Material supplied =

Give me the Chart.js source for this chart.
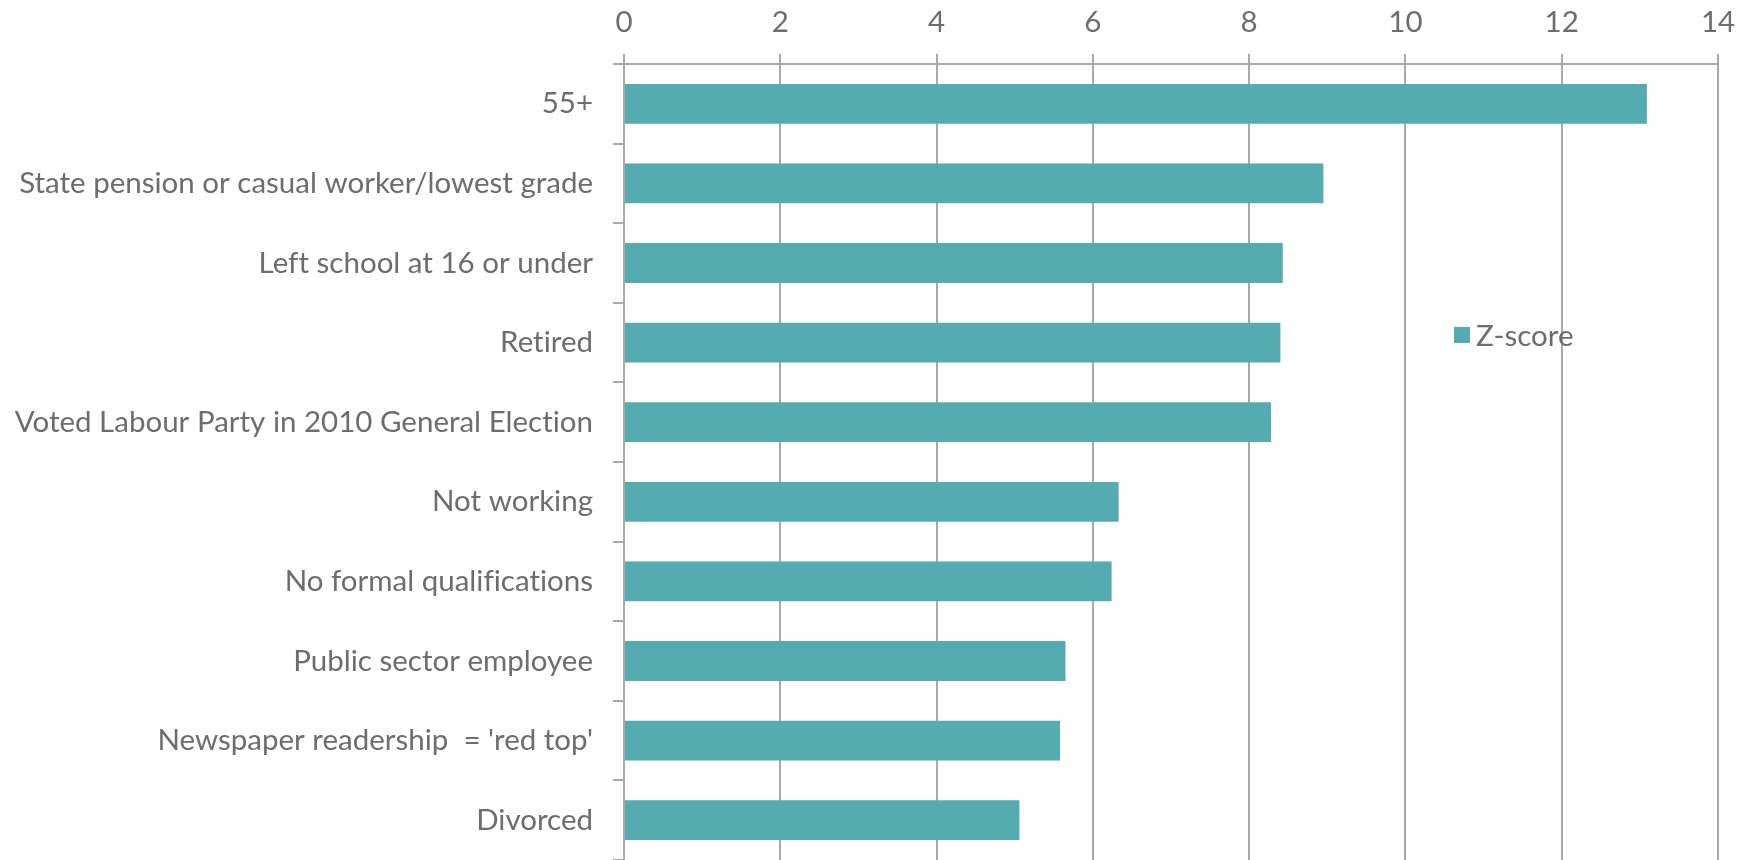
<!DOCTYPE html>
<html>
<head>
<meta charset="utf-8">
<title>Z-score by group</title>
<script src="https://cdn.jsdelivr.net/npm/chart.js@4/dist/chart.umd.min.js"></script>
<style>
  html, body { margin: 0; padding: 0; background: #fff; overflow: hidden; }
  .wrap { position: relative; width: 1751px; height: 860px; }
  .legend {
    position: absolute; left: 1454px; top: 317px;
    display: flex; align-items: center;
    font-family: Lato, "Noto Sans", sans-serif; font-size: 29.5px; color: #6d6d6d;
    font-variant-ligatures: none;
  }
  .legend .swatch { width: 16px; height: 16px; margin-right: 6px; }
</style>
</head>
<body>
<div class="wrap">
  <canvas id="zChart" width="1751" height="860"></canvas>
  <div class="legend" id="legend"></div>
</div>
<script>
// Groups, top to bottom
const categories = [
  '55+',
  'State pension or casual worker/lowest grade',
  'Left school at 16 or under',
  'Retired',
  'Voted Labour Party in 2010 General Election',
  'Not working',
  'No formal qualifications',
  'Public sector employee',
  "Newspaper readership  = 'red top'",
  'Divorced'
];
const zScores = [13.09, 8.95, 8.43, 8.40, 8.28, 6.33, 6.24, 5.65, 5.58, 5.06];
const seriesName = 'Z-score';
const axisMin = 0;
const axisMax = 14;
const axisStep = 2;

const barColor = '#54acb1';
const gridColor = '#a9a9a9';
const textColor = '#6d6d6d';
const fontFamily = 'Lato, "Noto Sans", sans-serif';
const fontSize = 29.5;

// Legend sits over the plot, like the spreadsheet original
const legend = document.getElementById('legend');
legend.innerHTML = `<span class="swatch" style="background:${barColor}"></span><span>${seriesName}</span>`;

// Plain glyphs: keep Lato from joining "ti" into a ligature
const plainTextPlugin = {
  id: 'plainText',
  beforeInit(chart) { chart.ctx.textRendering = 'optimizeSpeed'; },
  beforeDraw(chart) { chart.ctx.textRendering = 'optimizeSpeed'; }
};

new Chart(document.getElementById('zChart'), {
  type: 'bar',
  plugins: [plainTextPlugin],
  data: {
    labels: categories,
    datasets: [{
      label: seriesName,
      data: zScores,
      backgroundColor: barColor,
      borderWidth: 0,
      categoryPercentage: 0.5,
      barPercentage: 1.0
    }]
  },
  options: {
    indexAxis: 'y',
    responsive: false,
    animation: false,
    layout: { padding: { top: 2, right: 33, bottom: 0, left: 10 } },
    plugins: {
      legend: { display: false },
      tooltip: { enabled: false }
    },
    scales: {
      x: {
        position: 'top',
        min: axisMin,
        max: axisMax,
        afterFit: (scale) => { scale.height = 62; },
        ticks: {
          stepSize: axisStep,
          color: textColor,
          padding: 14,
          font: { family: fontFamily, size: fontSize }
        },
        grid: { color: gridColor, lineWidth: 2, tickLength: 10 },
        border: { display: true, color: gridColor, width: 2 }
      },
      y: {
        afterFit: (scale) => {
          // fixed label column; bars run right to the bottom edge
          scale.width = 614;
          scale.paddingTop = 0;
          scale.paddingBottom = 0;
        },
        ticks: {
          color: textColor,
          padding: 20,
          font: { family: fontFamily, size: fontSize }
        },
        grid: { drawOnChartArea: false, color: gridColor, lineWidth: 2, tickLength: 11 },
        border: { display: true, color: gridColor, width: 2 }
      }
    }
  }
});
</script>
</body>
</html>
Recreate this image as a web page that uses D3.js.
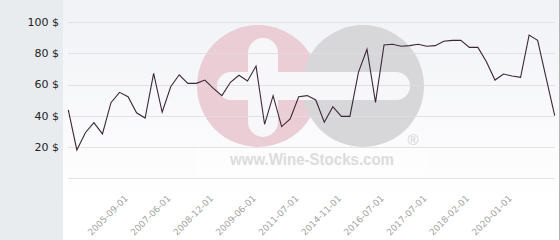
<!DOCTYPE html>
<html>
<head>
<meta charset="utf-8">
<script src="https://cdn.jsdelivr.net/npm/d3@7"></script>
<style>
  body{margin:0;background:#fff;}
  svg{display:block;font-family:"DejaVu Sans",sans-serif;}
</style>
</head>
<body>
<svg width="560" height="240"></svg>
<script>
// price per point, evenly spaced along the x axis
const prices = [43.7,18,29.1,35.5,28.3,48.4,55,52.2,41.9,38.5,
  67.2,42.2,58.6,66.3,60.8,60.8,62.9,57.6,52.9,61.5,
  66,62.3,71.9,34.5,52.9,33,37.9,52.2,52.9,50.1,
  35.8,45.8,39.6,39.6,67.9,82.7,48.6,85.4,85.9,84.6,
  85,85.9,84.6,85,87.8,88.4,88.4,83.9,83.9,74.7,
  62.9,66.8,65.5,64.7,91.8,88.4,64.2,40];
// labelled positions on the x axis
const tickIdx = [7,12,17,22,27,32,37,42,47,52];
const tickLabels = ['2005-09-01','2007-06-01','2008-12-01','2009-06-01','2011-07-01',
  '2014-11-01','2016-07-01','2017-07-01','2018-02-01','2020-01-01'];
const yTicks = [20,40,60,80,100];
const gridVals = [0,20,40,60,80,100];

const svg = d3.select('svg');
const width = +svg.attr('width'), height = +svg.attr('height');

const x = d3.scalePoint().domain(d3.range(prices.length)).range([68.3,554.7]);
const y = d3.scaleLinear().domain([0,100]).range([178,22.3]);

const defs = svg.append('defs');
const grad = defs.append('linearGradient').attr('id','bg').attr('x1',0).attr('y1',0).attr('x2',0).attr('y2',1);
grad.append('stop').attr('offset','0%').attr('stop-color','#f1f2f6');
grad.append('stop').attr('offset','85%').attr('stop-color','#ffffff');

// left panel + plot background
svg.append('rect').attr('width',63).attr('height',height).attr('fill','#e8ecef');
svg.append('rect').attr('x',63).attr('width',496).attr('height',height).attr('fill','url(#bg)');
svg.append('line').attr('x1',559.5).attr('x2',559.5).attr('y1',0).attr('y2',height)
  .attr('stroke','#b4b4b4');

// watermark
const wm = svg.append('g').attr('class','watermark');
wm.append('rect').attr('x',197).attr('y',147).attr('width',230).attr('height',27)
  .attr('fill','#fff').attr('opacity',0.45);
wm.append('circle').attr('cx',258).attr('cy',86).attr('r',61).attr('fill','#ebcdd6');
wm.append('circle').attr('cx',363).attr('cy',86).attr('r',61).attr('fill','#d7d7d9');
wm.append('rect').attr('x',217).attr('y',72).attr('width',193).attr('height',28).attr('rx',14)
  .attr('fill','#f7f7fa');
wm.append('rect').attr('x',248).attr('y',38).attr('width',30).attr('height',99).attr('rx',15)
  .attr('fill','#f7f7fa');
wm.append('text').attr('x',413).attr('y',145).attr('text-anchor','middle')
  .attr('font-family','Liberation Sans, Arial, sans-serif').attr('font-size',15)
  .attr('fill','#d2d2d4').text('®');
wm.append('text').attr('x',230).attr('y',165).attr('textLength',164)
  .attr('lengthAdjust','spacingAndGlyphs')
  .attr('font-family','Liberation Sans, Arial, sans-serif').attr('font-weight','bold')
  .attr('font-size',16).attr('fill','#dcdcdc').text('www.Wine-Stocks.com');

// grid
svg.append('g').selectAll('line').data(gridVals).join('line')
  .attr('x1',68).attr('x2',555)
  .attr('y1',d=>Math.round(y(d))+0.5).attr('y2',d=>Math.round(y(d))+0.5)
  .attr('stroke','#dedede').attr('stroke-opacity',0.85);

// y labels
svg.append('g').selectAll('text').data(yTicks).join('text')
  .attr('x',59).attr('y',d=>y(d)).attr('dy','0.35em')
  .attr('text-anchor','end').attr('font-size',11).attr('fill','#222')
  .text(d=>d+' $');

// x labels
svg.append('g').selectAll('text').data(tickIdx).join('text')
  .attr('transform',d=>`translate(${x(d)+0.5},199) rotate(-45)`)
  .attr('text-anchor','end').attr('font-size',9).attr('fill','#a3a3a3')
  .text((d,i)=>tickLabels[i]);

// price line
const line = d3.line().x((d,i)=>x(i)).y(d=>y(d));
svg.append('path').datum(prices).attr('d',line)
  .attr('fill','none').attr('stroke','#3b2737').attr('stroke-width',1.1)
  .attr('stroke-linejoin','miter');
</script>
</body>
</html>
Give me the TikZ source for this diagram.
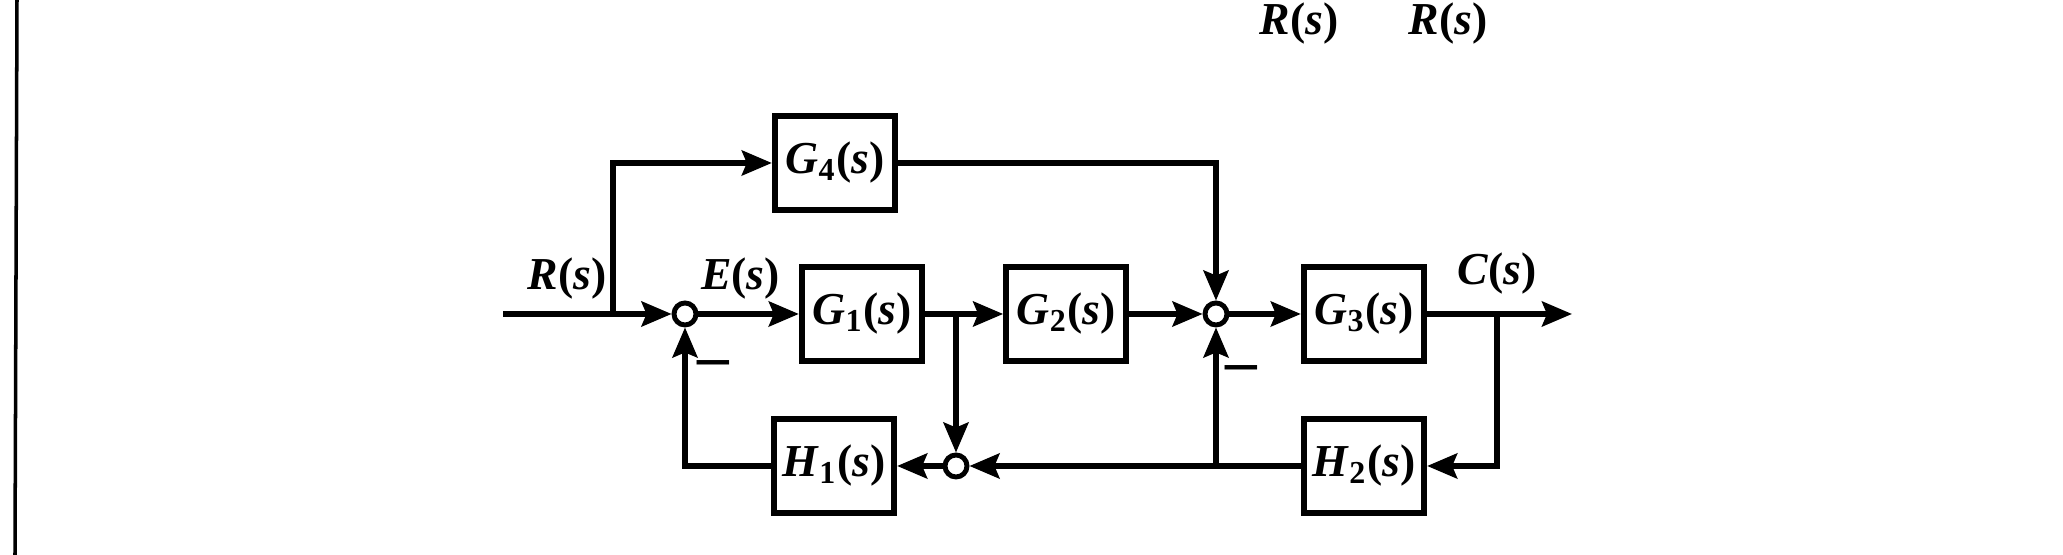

Set problem =
Copy out every line of the material above that mentions the word "Give".

Full answer =
Give me the Chart.js source for this chart.
Give me the TikZ source for this diagram.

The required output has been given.